◆ Task directions
List each line of the data that holds the string "this", please.

___

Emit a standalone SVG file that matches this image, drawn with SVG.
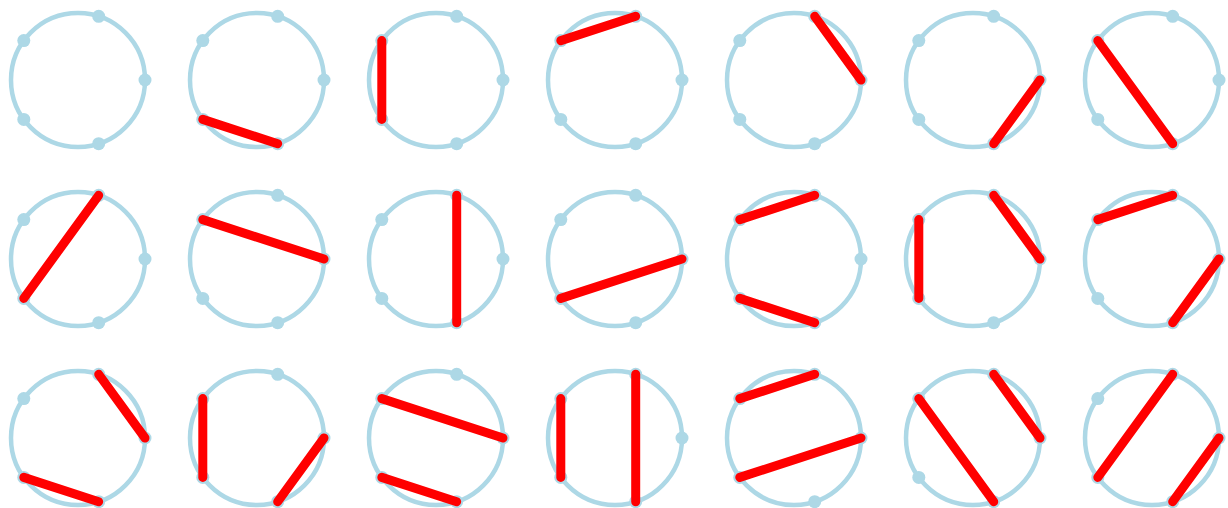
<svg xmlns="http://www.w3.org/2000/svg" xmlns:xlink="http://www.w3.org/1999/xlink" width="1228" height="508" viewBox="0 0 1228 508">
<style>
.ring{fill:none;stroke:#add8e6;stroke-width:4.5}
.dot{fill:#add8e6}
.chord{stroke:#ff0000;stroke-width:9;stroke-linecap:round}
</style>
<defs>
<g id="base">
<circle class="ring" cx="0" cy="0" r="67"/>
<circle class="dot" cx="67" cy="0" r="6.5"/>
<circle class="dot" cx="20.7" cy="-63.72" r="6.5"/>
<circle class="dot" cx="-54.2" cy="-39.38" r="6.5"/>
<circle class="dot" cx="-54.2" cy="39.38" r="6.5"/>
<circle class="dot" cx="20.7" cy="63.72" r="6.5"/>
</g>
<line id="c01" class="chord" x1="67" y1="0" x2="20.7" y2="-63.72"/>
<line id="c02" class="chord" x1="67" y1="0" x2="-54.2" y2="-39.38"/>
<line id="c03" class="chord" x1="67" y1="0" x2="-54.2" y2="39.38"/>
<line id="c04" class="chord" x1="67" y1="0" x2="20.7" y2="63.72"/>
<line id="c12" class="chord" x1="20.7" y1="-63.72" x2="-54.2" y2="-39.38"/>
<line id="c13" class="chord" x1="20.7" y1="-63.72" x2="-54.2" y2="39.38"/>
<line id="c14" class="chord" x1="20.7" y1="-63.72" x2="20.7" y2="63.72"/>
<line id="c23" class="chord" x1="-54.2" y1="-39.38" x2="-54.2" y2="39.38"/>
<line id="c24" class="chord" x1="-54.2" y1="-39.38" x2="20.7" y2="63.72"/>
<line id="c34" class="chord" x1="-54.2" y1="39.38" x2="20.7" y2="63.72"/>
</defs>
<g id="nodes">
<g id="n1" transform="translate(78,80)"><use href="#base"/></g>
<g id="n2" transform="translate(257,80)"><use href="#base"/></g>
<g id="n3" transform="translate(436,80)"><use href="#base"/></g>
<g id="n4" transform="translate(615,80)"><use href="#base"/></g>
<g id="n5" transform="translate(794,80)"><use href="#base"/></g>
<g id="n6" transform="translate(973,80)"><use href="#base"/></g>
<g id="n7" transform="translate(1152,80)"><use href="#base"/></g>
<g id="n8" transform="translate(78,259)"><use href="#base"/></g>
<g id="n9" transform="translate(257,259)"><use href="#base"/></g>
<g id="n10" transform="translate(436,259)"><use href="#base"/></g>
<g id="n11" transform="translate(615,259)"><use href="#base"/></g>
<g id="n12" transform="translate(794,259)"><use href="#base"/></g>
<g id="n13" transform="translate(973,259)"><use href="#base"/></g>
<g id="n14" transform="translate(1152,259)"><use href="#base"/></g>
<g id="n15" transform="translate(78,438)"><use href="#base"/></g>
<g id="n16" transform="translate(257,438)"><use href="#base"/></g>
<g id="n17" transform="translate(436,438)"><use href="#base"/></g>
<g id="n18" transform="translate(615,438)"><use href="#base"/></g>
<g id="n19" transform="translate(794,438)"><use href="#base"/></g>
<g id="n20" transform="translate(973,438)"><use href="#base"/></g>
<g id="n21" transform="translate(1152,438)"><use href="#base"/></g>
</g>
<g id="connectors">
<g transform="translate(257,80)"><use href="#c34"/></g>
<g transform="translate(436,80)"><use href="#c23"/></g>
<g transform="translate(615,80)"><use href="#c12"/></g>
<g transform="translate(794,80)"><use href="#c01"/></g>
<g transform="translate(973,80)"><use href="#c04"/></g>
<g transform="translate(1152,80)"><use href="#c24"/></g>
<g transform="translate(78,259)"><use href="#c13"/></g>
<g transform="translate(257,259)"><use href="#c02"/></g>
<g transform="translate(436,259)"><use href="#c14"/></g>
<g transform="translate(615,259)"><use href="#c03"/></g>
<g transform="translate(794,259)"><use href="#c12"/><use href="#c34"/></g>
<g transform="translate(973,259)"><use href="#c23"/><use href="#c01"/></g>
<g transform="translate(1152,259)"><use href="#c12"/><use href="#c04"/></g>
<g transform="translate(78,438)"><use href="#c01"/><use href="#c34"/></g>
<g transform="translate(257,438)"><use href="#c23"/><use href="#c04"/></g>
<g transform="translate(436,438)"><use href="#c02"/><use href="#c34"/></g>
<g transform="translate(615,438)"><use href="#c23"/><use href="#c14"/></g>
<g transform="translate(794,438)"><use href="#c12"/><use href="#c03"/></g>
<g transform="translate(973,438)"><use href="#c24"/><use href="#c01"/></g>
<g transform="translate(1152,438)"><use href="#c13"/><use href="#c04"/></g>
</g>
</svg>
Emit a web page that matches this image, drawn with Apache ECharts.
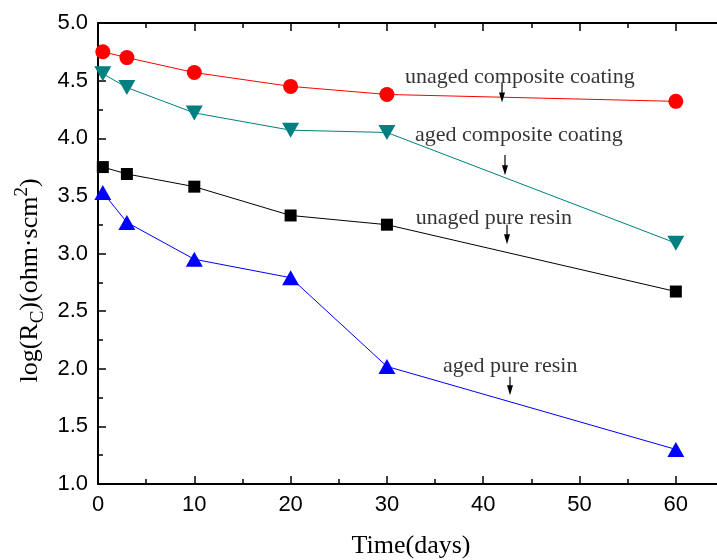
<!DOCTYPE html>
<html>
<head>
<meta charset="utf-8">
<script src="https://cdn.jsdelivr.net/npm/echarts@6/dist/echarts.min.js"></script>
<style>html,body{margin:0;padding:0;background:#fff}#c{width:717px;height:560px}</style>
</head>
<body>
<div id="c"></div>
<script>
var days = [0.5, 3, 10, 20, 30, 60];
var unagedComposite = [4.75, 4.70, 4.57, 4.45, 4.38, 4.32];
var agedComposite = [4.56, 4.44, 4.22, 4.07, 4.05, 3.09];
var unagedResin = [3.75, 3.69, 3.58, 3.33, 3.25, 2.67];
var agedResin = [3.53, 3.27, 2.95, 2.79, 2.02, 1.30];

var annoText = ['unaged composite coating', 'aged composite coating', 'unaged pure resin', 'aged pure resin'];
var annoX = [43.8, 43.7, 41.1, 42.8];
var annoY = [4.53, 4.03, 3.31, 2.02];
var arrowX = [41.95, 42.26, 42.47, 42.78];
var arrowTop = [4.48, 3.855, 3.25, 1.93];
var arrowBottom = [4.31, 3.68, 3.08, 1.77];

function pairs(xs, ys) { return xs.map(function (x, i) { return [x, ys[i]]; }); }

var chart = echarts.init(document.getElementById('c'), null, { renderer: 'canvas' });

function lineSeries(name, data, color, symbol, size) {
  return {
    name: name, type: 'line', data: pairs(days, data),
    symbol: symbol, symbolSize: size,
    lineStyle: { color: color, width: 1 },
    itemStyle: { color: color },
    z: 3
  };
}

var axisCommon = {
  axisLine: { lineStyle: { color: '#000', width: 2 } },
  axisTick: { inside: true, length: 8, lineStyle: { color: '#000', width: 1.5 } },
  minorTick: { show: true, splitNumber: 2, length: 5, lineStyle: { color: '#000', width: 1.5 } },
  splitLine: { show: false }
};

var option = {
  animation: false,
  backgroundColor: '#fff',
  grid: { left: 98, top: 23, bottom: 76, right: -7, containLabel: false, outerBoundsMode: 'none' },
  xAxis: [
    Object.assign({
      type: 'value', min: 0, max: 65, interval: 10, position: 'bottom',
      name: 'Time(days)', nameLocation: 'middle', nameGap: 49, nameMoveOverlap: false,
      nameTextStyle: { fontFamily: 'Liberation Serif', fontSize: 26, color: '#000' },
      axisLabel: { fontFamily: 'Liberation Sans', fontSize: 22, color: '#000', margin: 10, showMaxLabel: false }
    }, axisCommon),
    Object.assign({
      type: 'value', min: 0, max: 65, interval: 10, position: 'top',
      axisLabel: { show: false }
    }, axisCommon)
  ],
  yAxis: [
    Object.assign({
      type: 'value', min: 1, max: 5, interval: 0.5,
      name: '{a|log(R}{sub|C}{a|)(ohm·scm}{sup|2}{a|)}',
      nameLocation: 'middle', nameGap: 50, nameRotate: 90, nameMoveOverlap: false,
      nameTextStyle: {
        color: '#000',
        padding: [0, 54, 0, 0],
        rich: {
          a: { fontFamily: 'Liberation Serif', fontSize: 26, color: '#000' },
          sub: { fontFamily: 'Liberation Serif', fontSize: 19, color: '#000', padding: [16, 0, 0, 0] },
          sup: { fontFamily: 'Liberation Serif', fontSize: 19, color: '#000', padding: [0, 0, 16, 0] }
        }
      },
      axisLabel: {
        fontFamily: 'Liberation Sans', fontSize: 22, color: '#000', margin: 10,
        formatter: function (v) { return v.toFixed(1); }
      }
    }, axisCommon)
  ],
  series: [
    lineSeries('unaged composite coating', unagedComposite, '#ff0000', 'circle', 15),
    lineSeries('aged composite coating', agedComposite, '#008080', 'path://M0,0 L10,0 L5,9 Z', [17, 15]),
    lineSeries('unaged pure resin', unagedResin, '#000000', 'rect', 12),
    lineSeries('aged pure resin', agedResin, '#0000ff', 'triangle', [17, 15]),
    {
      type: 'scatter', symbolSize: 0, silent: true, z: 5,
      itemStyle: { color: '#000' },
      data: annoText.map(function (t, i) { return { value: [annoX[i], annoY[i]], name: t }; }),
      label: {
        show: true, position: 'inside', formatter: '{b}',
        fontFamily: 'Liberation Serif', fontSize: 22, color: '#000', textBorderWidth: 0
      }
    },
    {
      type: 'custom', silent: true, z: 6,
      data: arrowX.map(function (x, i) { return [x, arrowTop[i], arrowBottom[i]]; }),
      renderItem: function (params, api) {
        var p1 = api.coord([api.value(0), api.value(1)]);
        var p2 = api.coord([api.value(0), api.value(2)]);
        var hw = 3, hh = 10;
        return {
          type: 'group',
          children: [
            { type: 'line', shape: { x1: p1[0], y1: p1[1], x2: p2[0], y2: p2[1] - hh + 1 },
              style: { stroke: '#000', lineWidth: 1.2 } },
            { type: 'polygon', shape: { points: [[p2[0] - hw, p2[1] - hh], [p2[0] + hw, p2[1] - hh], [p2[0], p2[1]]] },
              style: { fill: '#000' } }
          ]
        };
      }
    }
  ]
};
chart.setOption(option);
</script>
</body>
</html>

___

◆ Written solution
Emit a standalone SVG file that matches this image, drawn with SVG.
Emit a web page that matches this image, drawn with Apache ECharts.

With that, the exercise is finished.